• STATED EXERCISE: Scan the lines below for the string "this" and copy every one that has it.

[Stored data]
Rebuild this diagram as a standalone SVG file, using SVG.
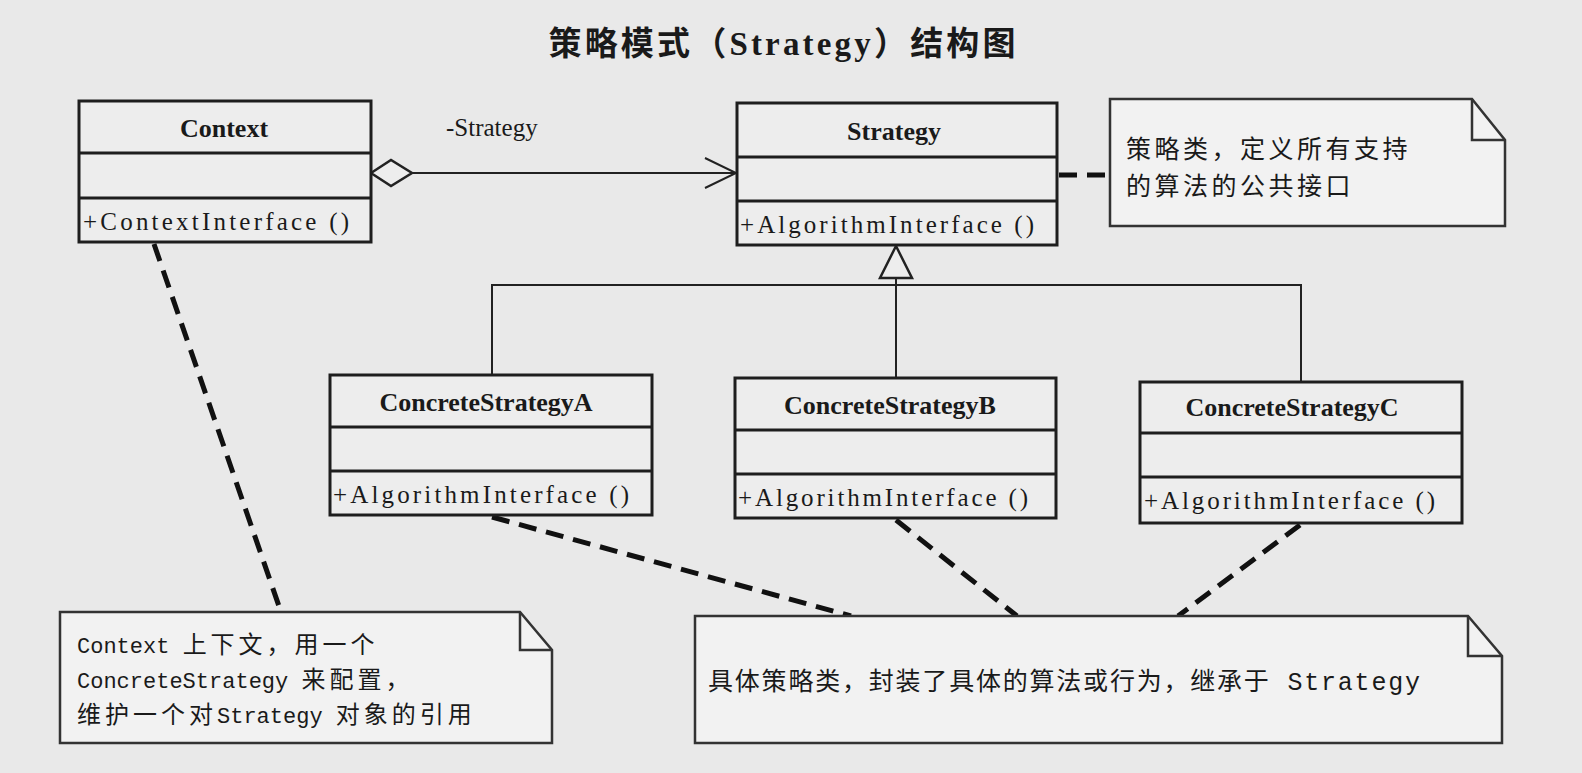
<svg xmlns="http://www.w3.org/2000/svg" width="1582" height="773" viewBox="0 0 1582 773">
<defs>
<style>
.bg{fill:#e9e9e9}
.cls{fill:#ededed;stroke:#1e1e1e;stroke-width:3}
.div{stroke:#1e1e1e;stroke-width:3}
.note{fill:#f2f2f2;stroke:#333;stroke-width:2.5}
.fold{fill:none;stroke:#333;stroke-width:2.5}
.ln{fill:none;stroke:#222;stroke-width:2}
.dash{fill:none;stroke:#111;stroke-width:5;stroke-dasharray:18 10}
.name{font-family:"Liberation Serif","Noto Sans CJK SC",serif;font-size:26px;font-weight:bold;fill:#1a1a1a;text-anchor:middle}
.mem{font-family:"Liberation Serif","Noto Sans CJK SC",serif;font-size:25px;fill:#1a1a1a}
.lbl{font-family:"Liberation Serif","Noto Sans CJK SC",serif;font-size:25px;fill:#1a1a1a}
.nt{font-family:"Liberation Mono","Noto Sans CJK SC",monospace;font-size:22px;fill:#1a1a1a}
.cj{font-family:"Noto Sans CJK SC",sans-serif;font-size:24px;letter-spacing:4px}
.nt2{font-family:"Noto Sans CJK SC",sans-serif;font-size:25px;letter-spacing:3.5px;fill:#1a1a1a}
.nt3{font-family:"Liberation Mono","Noto Sans CJK SC",monospace;font-size:25px;fill:#1a1a1a}
.title{font-family:"Liberation Serif","Noto Sans CJK SC",serif;font-size:33px;font-weight:bold;fill:#1a1a1a;text-anchor:middle}
</style>
</defs>
<rect class="bg" x="0" y="0" width="1582" height="773"/>
<text class="title" x="782" y="55" textLength="467" lengthAdjust="spacing">策略模式（Strategy）结构图</text>

<g id="connectors">
<line class="ln" x1="412" y1="173" x2="736" y2="173"/>
<polygon points="371,173 391,160 412,173 391,186" fill="#ededed" stroke="#222" stroke-width="2.5"/>
<polyline class="ln" points="705,158 736,173 705,188" stroke-width="2.5"/>
<text class="lbl" x="446" y="136">-Strategy</text>
<polygon points="896,246 880,278 912,278" fill="#ededed" stroke="#222" stroke-width="2.5"/>
<line class="ln" x1="896" y1="278" x2="896" y2="378"/>
<polyline class="ln" points="492,375 492,285 1301,285 1301,382"/>
<line class="dash" x1="1059" y1="175" x2="1110" y2="175"/>
<line class="dash" x1="154" y1="244" x2="281" y2="612"/>
<line class="dash" x1="492" y1="517" x2="851" y2="616"/>
<line class="dash" x1="896" y1="520" x2="1017" y2="616"/>
<line class="dash" x1="1300" y1="525" x2="1178" y2="616"/>
</g>

<g id="context">
<rect class="cls" x="79" y="101" width="292" height="141"/>
<line class="div" x1="79" y1="153" x2="371" y2="153"/>
<line class="div" x1="79" y1="198" x2="371" y2="198"/>
<text class="name" x="224" y="137">Context</text>
<text class="mem" x="83" y="230" textLength="266" lengthAdjust="spacing">+ContextInterface ()</text>
</g>

<g id="strategy">
<rect class="cls" x="737" y="103" width="320" height="142"/>
<line class="div" x1="737" y1="157" x2="1057" y2="157"/>
<line class="div" x1="737" y1="201" x2="1057" y2="201"/>
<text class="name" x="894" y="140">Strategy</text>
<text class="mem" x="740" y="233" textLength="294" lengthAdjust="spacing">+AlgorithmInterface ()</text>
</g>

<g id="concreteA">
<rect class="cls" x="330" y="375" width="322" height="140"/>
<line class="div" x1="330" y1="427" x2="652" y2="427"/>
<line class="div" x1="330" y1="471" x2="652" y2="471"/>
<text class="name" x="486" y="411">ConcreteStrategyA</text>
<text class="mem" x="333" y="503" textLength="296" lengthAdjust="spacing">+AlgorithmInterface ()</text>
</g>

<g id="concreteB">
<rect class="cls" x="735" y="378" width="321" height="140"/>
<line class="div" x1="735" y1="430" x2="1056" y2="430"/>
<line class="div" x1="735" y1="474" x2="1056" y2="474"/>
<text class="name" x="890" y="414">ConcreteStrategyB</text>
<text class="mem" x="738" y="506" textLength="290" lengthAdjust="spacing">+AlgorithmInterface ()</text>
</g>

<g id="concreteC">
<rect class="cls" x="1140" y="382" width="322" height="141"/>
<line class="div" x1="1140" y1="433" x2="1462" y2="433"/>
<line class="div" x1="1140" y1="477" x2="1462" y2="477"/>
<text class="name" x="1292" y="416">ConcreteStrategyC</text>
<text class="mem" x="1144" y="509" textLength="291" lengthAdjust="spacing">+AlgorithmInterface ()</text>
</g>

<g id="note-strategy">
<path class="note" d="M1110,99 H1472 L1505,140 V226 H1110 Z"/>
<polyline class="fold" points="1472,99 1472,140 1505,140"/>
<text class="nt2" x="1126" y="158">策略类，定义所有支持</text>
<text class="nt2" x="1126" y="195">的算法的公共接口</text>
</g>

<g id="note-context">
<path class="note" d="M60,612 H520 L552,650 V743 H60 Z"/>
<polyline class="fold" points="520,612 520,650 552,650"/>
<text class="nt" x="77" y="653">Context <tspan class="cj">上下文，用一个</tspan></text>
<text class="nt" x="77" y="688">ConcreteStrategy <tspan class="cj">来配置，</tspan></text>
<text class="nt" x="77" y="723"><tspan class="cj">维护一个对</tspan>Strategy <tspan class="cj">对象的引用</tspan></text>
</g>

<g id="note-concrete">
<path class="note" d="M695,616 H1468 L1502,656 V743 H695 Z"/>
<polyline class="fold" points="1468,616 1468,656 1502,656"/>
<text class="nt3" x="708" y="690" textLength="712" lengthAdjust="spacing">具体策略类，封装了具体的算法或行为，继承于 Strategy</text>
</g>
</svg>
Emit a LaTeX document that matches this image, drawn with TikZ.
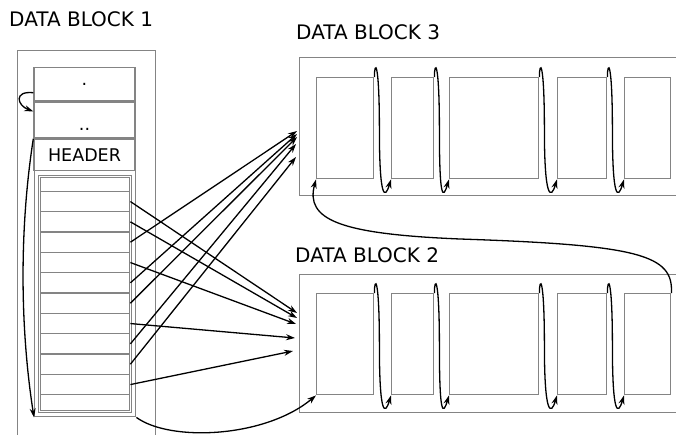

• TASK RESULT:
Rebuild this diagram as a standalone SVG file, using SVG.
Emit a LaTeX document that matches this image, drawn with TikZ.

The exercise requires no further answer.